**Task description:** How does the data below read from its first line through the line containing "A_bar_y = [19, 102, 46, 20.5]"? Print those lines exactly.

:: Dataset excerpt

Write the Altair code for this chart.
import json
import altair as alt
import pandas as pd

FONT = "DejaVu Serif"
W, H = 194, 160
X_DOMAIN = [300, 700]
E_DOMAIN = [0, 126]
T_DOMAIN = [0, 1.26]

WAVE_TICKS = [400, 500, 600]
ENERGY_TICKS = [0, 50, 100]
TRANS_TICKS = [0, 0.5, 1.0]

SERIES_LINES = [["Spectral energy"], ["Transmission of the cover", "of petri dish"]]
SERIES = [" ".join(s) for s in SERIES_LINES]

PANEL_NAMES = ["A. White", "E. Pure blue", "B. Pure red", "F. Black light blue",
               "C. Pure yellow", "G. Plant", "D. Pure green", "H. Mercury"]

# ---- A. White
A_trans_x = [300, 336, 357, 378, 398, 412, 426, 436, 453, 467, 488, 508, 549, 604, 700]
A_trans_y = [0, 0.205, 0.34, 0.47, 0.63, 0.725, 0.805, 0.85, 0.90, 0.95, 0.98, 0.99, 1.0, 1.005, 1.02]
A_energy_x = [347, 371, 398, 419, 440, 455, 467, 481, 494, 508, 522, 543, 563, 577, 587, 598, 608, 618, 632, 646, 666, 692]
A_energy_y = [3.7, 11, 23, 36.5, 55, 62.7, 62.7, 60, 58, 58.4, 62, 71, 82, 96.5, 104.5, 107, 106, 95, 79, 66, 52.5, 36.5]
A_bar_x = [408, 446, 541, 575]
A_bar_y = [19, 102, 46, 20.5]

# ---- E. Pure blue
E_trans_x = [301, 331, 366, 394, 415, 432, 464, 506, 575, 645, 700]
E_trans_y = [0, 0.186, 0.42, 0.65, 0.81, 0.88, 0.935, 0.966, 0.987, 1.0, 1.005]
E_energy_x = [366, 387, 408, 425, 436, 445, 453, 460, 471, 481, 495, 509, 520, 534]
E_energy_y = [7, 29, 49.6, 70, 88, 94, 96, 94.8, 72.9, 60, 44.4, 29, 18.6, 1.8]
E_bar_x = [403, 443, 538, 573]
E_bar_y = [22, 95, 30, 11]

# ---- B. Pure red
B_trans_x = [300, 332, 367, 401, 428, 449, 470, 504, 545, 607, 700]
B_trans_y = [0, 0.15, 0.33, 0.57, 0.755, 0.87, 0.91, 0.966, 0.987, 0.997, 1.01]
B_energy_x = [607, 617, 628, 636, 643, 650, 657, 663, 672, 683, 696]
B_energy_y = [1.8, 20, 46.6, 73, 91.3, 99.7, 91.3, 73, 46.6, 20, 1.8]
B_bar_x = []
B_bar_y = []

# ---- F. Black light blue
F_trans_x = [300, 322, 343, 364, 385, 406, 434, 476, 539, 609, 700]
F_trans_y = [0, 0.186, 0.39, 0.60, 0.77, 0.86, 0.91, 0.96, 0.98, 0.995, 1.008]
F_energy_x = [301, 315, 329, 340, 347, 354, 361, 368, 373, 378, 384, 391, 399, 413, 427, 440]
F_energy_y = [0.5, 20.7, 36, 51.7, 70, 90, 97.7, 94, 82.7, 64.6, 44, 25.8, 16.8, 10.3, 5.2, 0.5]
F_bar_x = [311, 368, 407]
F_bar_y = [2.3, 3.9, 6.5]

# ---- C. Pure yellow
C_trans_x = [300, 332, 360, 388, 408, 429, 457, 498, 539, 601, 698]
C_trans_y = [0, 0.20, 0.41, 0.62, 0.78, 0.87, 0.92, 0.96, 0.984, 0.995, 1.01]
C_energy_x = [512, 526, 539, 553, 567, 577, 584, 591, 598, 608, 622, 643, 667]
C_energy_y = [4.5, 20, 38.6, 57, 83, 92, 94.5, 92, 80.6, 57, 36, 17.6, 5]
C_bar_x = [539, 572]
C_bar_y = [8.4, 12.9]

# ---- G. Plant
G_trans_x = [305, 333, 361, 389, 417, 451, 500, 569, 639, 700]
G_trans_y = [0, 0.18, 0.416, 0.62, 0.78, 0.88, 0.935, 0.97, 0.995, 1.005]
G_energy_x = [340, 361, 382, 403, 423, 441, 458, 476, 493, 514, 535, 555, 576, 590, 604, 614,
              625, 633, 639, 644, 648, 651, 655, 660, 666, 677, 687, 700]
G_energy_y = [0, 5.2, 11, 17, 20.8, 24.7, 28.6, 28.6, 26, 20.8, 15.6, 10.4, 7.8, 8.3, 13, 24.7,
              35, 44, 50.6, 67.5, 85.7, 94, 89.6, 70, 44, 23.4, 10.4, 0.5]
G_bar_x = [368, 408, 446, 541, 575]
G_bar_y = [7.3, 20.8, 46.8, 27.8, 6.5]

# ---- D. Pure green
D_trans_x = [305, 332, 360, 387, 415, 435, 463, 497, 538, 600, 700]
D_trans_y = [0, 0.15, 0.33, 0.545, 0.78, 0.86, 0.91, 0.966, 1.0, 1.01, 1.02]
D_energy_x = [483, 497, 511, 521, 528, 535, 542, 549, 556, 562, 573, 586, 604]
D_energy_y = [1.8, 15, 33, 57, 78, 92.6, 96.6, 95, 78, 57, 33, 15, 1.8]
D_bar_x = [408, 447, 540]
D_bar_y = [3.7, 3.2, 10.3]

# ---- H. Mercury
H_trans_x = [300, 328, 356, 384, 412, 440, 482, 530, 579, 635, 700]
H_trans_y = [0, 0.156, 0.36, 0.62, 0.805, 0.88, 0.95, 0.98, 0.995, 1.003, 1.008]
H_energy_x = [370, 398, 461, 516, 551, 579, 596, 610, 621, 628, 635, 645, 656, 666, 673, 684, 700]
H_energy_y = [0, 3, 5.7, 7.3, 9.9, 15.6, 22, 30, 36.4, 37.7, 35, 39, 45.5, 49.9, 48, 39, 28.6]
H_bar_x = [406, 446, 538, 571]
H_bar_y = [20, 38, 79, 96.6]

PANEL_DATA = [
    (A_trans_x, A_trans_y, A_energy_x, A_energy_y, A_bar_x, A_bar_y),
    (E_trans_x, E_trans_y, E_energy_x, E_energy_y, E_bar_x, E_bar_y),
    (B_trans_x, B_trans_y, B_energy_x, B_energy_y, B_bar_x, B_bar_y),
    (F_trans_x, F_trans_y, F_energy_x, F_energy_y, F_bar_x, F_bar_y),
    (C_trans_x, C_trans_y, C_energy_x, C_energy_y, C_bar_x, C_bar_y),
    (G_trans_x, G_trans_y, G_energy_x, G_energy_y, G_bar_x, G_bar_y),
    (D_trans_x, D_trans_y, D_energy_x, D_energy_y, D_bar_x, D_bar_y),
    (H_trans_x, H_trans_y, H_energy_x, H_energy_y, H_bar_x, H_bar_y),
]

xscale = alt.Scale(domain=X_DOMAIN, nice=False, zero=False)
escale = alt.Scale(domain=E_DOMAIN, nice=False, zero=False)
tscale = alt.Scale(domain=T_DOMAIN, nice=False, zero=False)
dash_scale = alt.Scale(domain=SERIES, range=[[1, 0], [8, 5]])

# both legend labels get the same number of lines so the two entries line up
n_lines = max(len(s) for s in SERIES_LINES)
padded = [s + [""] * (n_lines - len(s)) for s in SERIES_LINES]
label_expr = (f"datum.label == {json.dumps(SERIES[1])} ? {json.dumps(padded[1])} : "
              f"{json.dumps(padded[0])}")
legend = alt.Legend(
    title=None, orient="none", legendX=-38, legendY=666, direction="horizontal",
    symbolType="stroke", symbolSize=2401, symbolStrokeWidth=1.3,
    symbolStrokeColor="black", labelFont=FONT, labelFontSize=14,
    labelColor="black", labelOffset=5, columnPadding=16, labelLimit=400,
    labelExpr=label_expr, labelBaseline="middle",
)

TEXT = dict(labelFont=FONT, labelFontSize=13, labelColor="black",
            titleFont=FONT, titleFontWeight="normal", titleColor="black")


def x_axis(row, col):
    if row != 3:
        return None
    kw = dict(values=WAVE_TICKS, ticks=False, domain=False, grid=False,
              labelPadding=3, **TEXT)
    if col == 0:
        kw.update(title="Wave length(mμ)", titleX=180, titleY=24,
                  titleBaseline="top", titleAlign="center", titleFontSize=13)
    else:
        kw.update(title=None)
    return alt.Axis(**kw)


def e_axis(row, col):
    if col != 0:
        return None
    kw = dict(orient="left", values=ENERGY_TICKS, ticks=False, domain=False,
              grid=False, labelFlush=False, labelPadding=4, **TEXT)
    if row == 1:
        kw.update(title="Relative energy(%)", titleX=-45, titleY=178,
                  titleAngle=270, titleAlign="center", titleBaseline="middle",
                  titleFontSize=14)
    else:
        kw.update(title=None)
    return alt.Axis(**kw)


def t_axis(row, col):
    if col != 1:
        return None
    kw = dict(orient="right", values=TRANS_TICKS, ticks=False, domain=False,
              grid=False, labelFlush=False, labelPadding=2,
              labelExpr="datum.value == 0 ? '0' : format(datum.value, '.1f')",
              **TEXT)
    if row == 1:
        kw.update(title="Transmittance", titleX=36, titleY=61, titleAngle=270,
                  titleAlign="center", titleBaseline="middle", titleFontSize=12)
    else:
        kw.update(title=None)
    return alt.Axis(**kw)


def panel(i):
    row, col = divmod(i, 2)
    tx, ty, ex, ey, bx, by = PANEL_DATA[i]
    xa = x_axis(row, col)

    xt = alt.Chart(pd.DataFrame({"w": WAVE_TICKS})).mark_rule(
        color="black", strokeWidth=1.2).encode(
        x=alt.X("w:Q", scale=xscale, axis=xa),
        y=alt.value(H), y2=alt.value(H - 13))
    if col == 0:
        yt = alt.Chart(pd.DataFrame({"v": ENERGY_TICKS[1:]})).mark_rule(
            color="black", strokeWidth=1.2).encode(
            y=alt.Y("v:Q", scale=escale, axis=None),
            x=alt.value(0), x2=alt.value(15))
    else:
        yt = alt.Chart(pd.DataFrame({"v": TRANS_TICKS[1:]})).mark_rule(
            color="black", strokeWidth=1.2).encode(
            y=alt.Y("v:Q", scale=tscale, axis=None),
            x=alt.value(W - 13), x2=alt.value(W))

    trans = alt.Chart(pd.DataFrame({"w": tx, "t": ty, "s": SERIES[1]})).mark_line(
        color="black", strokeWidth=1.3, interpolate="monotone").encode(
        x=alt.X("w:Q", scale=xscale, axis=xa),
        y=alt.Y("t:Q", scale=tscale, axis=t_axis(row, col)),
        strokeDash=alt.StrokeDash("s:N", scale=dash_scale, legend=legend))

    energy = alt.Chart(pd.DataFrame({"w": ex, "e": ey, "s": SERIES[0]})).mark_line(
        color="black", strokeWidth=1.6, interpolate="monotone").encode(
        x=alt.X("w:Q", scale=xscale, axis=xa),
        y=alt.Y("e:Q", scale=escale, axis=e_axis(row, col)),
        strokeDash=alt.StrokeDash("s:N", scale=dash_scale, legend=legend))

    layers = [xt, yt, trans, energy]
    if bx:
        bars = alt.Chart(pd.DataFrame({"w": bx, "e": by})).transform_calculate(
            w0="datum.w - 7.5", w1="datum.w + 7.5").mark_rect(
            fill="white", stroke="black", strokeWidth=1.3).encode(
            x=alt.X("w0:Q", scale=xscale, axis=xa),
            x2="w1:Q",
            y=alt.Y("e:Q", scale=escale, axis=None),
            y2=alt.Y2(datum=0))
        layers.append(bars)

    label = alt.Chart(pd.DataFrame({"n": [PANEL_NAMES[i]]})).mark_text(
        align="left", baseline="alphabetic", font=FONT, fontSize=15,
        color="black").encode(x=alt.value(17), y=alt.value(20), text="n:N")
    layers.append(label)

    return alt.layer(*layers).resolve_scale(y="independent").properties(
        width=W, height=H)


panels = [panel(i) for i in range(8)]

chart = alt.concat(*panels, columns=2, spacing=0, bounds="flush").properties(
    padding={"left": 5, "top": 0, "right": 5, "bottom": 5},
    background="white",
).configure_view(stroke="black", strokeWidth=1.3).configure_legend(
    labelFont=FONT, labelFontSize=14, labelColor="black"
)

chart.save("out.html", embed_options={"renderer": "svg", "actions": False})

::::

**Right answer:**
Write the Altair code for this chart.
import json
import altair as alt
import pandas as pd

FONT = "DejaVu Serif"
W, H = 194, 160
X_DOMAIN = [300, 700]
E_DOMAIN = [0, 126]
T_DOMAIN = [0, 1.26]

WAVE_TICKS = [400, 500, 600]
ENERGY_TICKS = [0, 50, 100]
TRANS_TICKS = [0, 0.5, 1.0]

SERIES_LINES = [["Spectral energy"], ["Transmission of the cover", "of petri dish"]]
SERIES = [" ".join(s) for s in SERIES_LINES]

PANEL_NAMES = ["A. White", "E. Pure blue", "B. Pure red", "F. Black light blue",
               "C. Pure yellow", "G. Plant", "D. Pure green", "H. Mercury"]

# ---- A. White
A_trans_x = [300, 336, 357, 378, 398, 412, 426, 436, 453, 467, 488, 508, 549, 604, 700]
A_trans_y = [0, 0.205, 0.34, 0.47, 0.63, 0.725, 0.805, 0.85, 0.90, 0.95, 0.98, 0.99, 1.0, 1.005, 1.02]
A_energy_x = [347, 371, 398, 419, 440, 455, 467, 481, 494, 508, 522, 543, 563, 577, 587, 598, 608, 618, 632, 646, 666, 692]
A_energy_y = [3.7, 11, 23, 36.5, 55, 62.7, 62.7, 60, 58, 58.4, 62, 71, 82, 96.5, 104.5, 107, 106, 95, 79, 66, 52.5, 36.5]
A_bar_x = [408, 446, 541, 575]
A_bar_y = [19, 102, 46, 20.5]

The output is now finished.